Some lecturers in the Wesley University, Ondo, Ondo State have threatened to sue the institution over the alleged inability of the latter to pay their salaries for over 12 months

According to some of the aggrieved lecturers, the institution owed some of them 10 months salaries, some 13 while some were owed as much as 17 months salaries.

They lamented that nothing was being done by the management of the institution to pay the salary arrears.

DAILY POST authoritatively gathered that some of the lecturers of the institution had been suspended by the authorities of the varsity.

This was due to the refusal of the embattled workers to sign bond issued to them by the institution to regulate their work schedule with the school.

A source among the suspended lecturers said they were asked to sign the bond because they wanted to go for postgraduate programmes but they refused because it was not in their appointment letters.

Another lecturers, who also spoke on condition of anonymity, told our correspondent that the institution was not operating in line with the regulations and guidelines of the National Universities Commission.

He said ” We have not been paid for over 10 months and we still come to work and do our work dutifully, still they are not satisfied; there are lot of issues that are affecting lecturers in that school. There are some departments in that school that are not qualified to be a department yet NUC came and gave them accreditation. It is wrong.

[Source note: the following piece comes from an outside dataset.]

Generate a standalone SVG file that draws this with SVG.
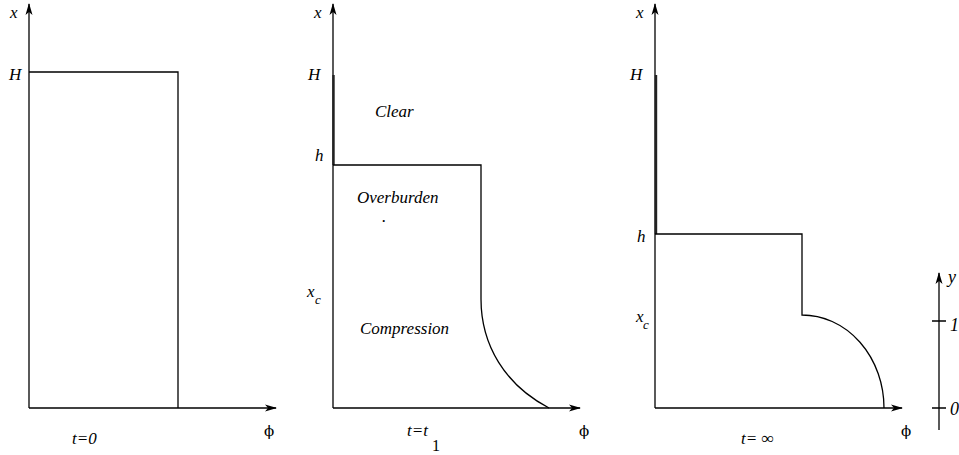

“We are taking step to report the matter to the NUC because the school is substandard. If a university can’t pay salaries for many months, that university should be closed down.

“The school has been rated as number one substandard university in Nigeria, yet NUC still allows it to operate. A department is meant to have a number of professors and senior lecturers but in Wesley those ones are lacking. We also lack equipment. Some of our departments are not qualified to be department.

“In Wesley, lecturers are not given specific course to teach, I can tell you that assistant lecturers are taking up to five courses to teach which is abnormal and against the NUC code of operation of universities.”

However, in his reaction, the Public Relations Officer of the institution, Mr. Samuel Akindele confirmed the suspension of some of the academic staff but noted that the suspension only affected lecturers that refused to sign the bond.

Akindele explained that the school sent a circular round that any academic staff who wanted to go outside for post graduate programme should sign the bond with the university to regulate their work schedule with the school.

On the issue of salaries, Akindele said some of the staff had collected their salaries upfront.